If you are looking at the cost-effective way of settling disputes on 'lemons', it's easy to note that going to the court and asking the services of the lawyer can be costly. The cost is more pronounced on the part of the ordinary consumer who religiously saved for the car and in the end getting duped by the dealer. For those looking for another way of settling the issue without court intervention (and attendant costs of course), the recommended manner is to settle the issue through an informal resolution. This kind of approach is fast gaining acceptance now, and even the Congress has encouraged consumers to go the way of informal resolution. In the words of the Congress, consumers should pursue "informal dispute settlement procedures" where the warranty disputes are characterized by fair decisions.

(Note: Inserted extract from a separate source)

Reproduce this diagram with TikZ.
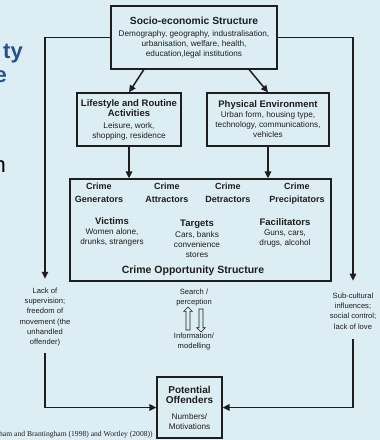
\documentclass[tikz,border=0pt]{standalone}
\usepackage{fontspec}
\setmainfont{Liberation Sans}
\newfontfamily\citefont{Liberation Serif}
\usetikzlibrary{arrows.meta,shapes.arrows,calc}

\definecolor{bgblue}{RGB}{220,237,243}
\definecolor{titleblue}{RGB}{38,80,140}
\definecolor{ink}{RGB}{30,30,30}

\newcommand{\headfont}{\fontsize{9.5}{11}\selectfont\bfseries}
\newcommand{\bigheadfont}{\fontsize{10.3}{12}\selectfont\bfseries}

\tikzset{
  box/.style={draw=ink, line width=1.3pt, fill=bgblue, align=center, inner sep=1pt, text=ink, font=\fontsize{8.2}{10}\selectfont},
  colhead/.style={anchor=north, align=center, inner sep=0pt, text=ink, font=\fontsize{9}{13}\selectfont\bfseries},
  group/.style={align=center, inner sep=0pt, text=ink, font=\fontsize{8.2}{10}\selectfont},
  note/.style={align=center, inner sep=0pt, text=ink, font=\fontsize{7.6}{10.2}\selectfont},
  link/.style={draw=ink, line width=1.5pt, -{Triangle[length=7pt,width=6.5pt]}},
  hollow/.style={single arrow, draw=ink, fill=bgblue, line width=0.6pt, inner sep=1.7pt, minimum height=23pt, single arrow head extend=2.3pt, single arrow head indent=0pt},
}

\begin{document}
\begin{tikzpicture}[x=1pt, y=-1pt]
  % Background and the cut-off slide text
  \fill[bgblue] (0,0) rectangle (380,440);
  \useasboundingbox (0,0) rectangle (380,440);
  \node[anchor=base east, inner sep=0pt, text=titleblue, font=\fontsize{22}{22}\selectfont\bfseries] (slideA) at (23,58) {ty};
  \node[anchor=base east, inner sep=0pt, text=titleblue, font=\fontsize{22}{22}\selectfont\bfseries] (slideB) at (7,82) {e};
  \node[anchor=base east, inner sep=0pt, font=\fontsize{22}{22}\selectfont] (slideC) at (6,172) {n};

  % Boxes
  \node[box, minimum width=166pt, minimum height=63pt] (socio) at (194,37.5)
    {\bigheadfont Socio-economic Structure\\[2pt] Demography, geography, industralisation,\\ urbanisation, welfare, health,\\ education,legal institutions};
  \node[box, minimum width=104pt, minimum height=53pt] (life) at (129,119.5)
    {\headfont Lifestyle and Routine\\ \headfont Activities\\[2pt] Leisure, work,\\ shopping, residence};
  \node[box, minimum width=122pt, minimum height=53pt] (phys) at (268,119.5)
    {\headfont Physical Environment\\ Urban form, housing type,\\ technology, communications,\\ vehicles};
  \node[box, minimum width=261pt, minimum height=102pt] (cos) at (200.5,230) {};
  \node[box, minimum width=65pt, minimum height=61pt] (pot) at (189.5,407.5)
    {\fontsize{10}{12}\selectfont\bfseries Potential\\ \fontsize{10}{12}\selectfont\bfseries Offenders\\[6pt] Numbers/\\ Motivations};

  % Inside the opportunity structure
  \node[colhead] (gen) at (99,183) {Crime\\Generators};
  \node[colhead] (att) at (167,183) {Crime\\Attractors};
  \node[colhead] (det) at (228,183) {Crime\\Detractors};
  \node[colhead] (pre) at (297,183) {Crime\\Precipitators};
  \node[group] (vic) at (112,232) {\headfont Victims\\ Women alone,\\ drunks, strangers};
  \node[group] (tar) at (197,239) {\headfont Targets\\[1pt] Cars, banks\\ convenience\\ stores};
  \node[group] (fac) at (285,233) {\headfont Facilitators\\ Guns, cars,\\ drugs, alcohol};
  \node[inner sep=0pt, text=ink, font=\fontsize{10.5}{12}\selectfont\bfseries] (cosname) at (193,271) {Crime Opportunity Structure};

  % Side notes
  \node[note] (lack) at (45,317) {Lack of\\supervision;\\freedom of\\movement (the\\unhandled\\offender)};
  \node[note] (sub) at (353,311) {Sub-cultural\\influences;\\social control;\\lack of love};
  \node[note] (search) at (194,297.5) {Search /\\perception};
  \node[note] (info) at (194,341.5) {Information/\\modelling};
  \node[hollow, rotate=90] (up) at (188,319.5) {};
  \node[hollow, rotate=-90] (down) at (201,319.5) {};

  % Connectors
  \draw[link] ($(socio.south west)!0.2!(socio.south east)$) -- (life.north);
  \draw[link] ($(socio.south west)!0.83!(socio.south east)$) -- (phys.north);
  \draw[link] (life.south) -- (life.south |- cos.north);
  \draw[link] (phys.south) -- (phys.south |- cos.north);
  \draw[link, shorten >=9pt] (socio.west) -| (lack.north);
  \draw[link, shorten >=12pt] (socio.east) -| (sub.north);
  \draw[link, shorten <=7pt] (lack.south) |- (pot.west);
  \draw[link, shorten <=10pt] (sub.south) |- (pot.east);

  % Source line
  \node[anchor=base west, inner sep=0pt, text=ink, font=\citefont\fontsize{7.6}{8}\selectfont] (cite) at (-1,436) {ham and Brantingham (1998) and Wortley (2008))};
\end{tikzpicture}
\end{document}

The main reason for pushing for the informal way of resolution is the cost typically associated with warranty litigation. The consumers may know their rights and know a thing or two about the warranties but often the cost of litigation is the thing that makes the pursuit of consumer rights prohibitive. Some of the typical costs associated with pursuing consumer rights related to 'lemons' include the attorney fees and other documentary fees. Often, pursuing these rights is only applicable if personal injury has been noted. But if this is absent and it's all about getting the purchase cost, then the informal settlement may be a good move. But it should be noted that there is a limitation as well if consumer goes the informal route. In many cases, the direction and the ultimate result of the settlement will be highly dependent on the seller/dealer or the manufacturer's willingness to live up to its offers as provided in the vehicle's warranty.

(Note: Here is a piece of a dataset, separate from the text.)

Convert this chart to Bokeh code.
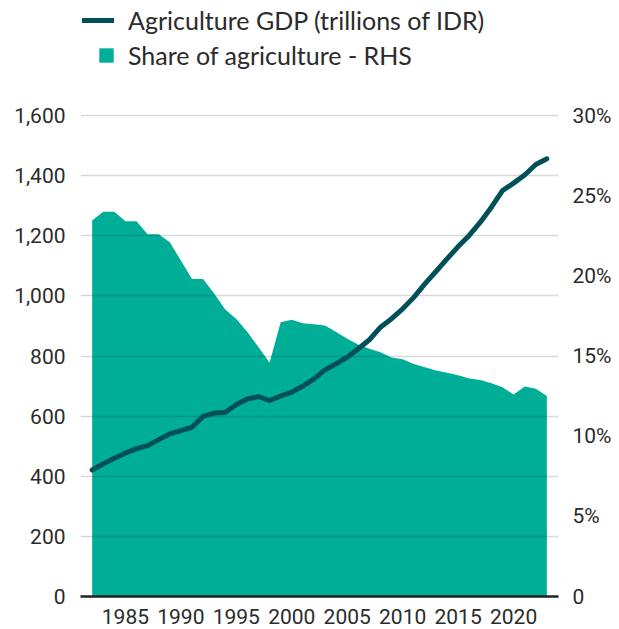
from bokeh.plotting import figure
from bokeh.models import (Range1d, LinearAxis, FixedTicker, NumeralTickFormatter,
                          CustomJSTickFormatter, Legend, LegendItem)
from bokeh.embed import file_html
from bokeh.resources import INLINE

years = list(range(1982, 2024))
gdp = [421, 441, 460, 477, 492, 502, 522, 541, 552, 563,
       599, 610, 612, 639, 657, 665, 652, 667, 680, 700,
       724, 754, 774, 796, 824, 854, 896, 924, 957, 995,
       1040, 1081, 1123, 1164, 1201, 1245, 1295, 1350, 1375, 1402,
       1437, 1456]
share = [23.45, 24.0, 24.0, 23.4, 23.4, 22.6, 22.6, 22.1, 20.96, 19.8,
         19.8, 18.9, 17.9, 17.3, 16.5, 15.55, 14.6, 17.1, 17.26, 17.05,
         16.98, 16.9, 16.5, 16.07, 15.7, 15.45, 15.24, 14.9, 14.8, 14.5,
         14.3, 14.1, 13.95, 13.8, 13.6, 13.5, 13.3, 13.05, 12.6, 13.1,
         12.95, 12.5]
left_ticks = [0, 200, 400, 600, 800, 1000, 1200, 1400, 1600]
right_ticks = [0, 5, 10, 15, 20, 25, 30]
x_ticks = [1985, 1990, 1995, 2000, 2005, 2010, 2015, 2020]
gdp_label = "Agriculture GDP (trillions of IDR)"
share_label = "Share of agriculture - RHS"

TEAL = "#00ae98"
DARK = "#00505a"
TXT = "#2b2b2b"
TICK_FONT = "Roboto"
LEG_FONT = "Lato"

# frame spans the whole height so the legend (drawn inside the frame) is not clipped;
# the top of the value range is left empty for the legend
FRAME_H = 596
PLOT_H = 481  # pixels used by 0..1600
left_top = 1600 * FRAME_H / PLOT_H
right_top = 30 * FRAME_H / PLOT_H

p = figure(frame_width=478, frame_height=FRAME_H, output_backend="svg",
           toolbar_location=None, x_range=Range1d(1980.95, 2024.05),
           y_range=Range1d(0, left_top),
           min_border_left=80, min_border_top=0, min_border_right=61,
           min_border_bottom=33)
p.outline_line_color = None
p.extra_y_ranges = {"share": Range1d(0, right_top)}

area = p.varea(x=years, y1=0, y2=share, fill_color=TEAL, y_range_name="share",
               level="image")
line = p.line(x=years, y=gdp, line_color=DARK, line_width=5,
              line_cap="round", line_join="round")

# axes
p.xaxis.ticker = FixedTicker(ticks=x_ticks)
p.yaxis.ticker = FixedTicker(ticks=left_ticks)
p.yaxis.formatter = NumeralTickFormatter(format="0,0")
ra = LinearAxis(y_range_name="share", ticker=FixedTicker(ticks=right_ticks),
                formatter=CustomJSTickFormatter(code="return tick == 0 ? '0' : tick + '%';"))
p.add_layout(ra, "right")

for ax in [p.xaxis[0], p.yaxis[0], ra]:
    ax.major_tick_line_color = None
    ax.minor_tick_line_color = None
    ax.major_tick_out = 0
    ax.major_tick_in = 0
    ax.minor_tick_out = 0
    ax.minor_tick_in = 0
    ax.major_label_text_font = TICK_FONT
    ax.major_label_text_font_size = "21px"
    ax.major_label_text_color = TXT
    ax.axis_line_color = None
p.xaxis[0].axis_line_color = "#222222"
p.xaxis[0].axis_line_width = 2.5
p.xaxis[0].major_label_standoff = 12
p.yaxis[0].major_label_standoff = 15
ra.major_label_standoff = 14

p.xgrid.grid_line_color = None
p.ygrid.ticker = FixedTicker(ticks=left_ticks)
p.ygrid.grid_line_color = "black"
p.ygrid.grid_line_alpha = 0.15
p.ygrid.grid_line_width = 1.5

# legends (location measured from the frame's bottom-left corner)
leg1 = Legend(items=[LegendItem(label=gdp_label, renderers=[line])],
              location=(2, 561), padding=0, margin=0, spacing=0,
              glyph_width=32, glyph_height=20, label_height=20,
              label_standoff=14, label_text_line_height=0.7,
              label_text_font=LEG_FONT, label_text_font_size="25px",
              label_text_color=TXT, background_fill_alpha=0,
              border_line_alpha=0)
leg2 = Legend(items=[LegendItem(label=share_label, renderers=[area])],
              location=(17, 526), padding=0, margin=0, spacing=0,
              glyph_width=18, glyph_height=18, label_height=18,
              label_standoff=13, label_text_line_height=0.7,
              label_text_font=LEG_FONT, label_text_font_size="25px",
              label_text_color=TXT, background_fill_alpha=0,
              border_line_alpha=0)
p.add_layout(leg1, "center")
p.add_layout(leg2, "center")

open("out.html", "w").write(file_html(p, INLINE))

Another reason why many consumers are going the informal route lies on speed. It is expected that the litigation may take months or even years if lawyers and courts are involved. The process can be cut short if the consumers and the dealers can sit down and thresh out matters informally. And in order to ensure that the consumers will not be shortchanged by the more knowledgeable manufacturers, Congress has empowered the Federal Trade Commission. The Commission ensures that the warrantors (sellers) must meet the minimum requirements before the consumer can file a case. In short the Commission ensures fairness in these proceedings, for example in ensuring equal representation. By and large, going informal is good but in order to increase your chances its best to solicit advices from legal minds.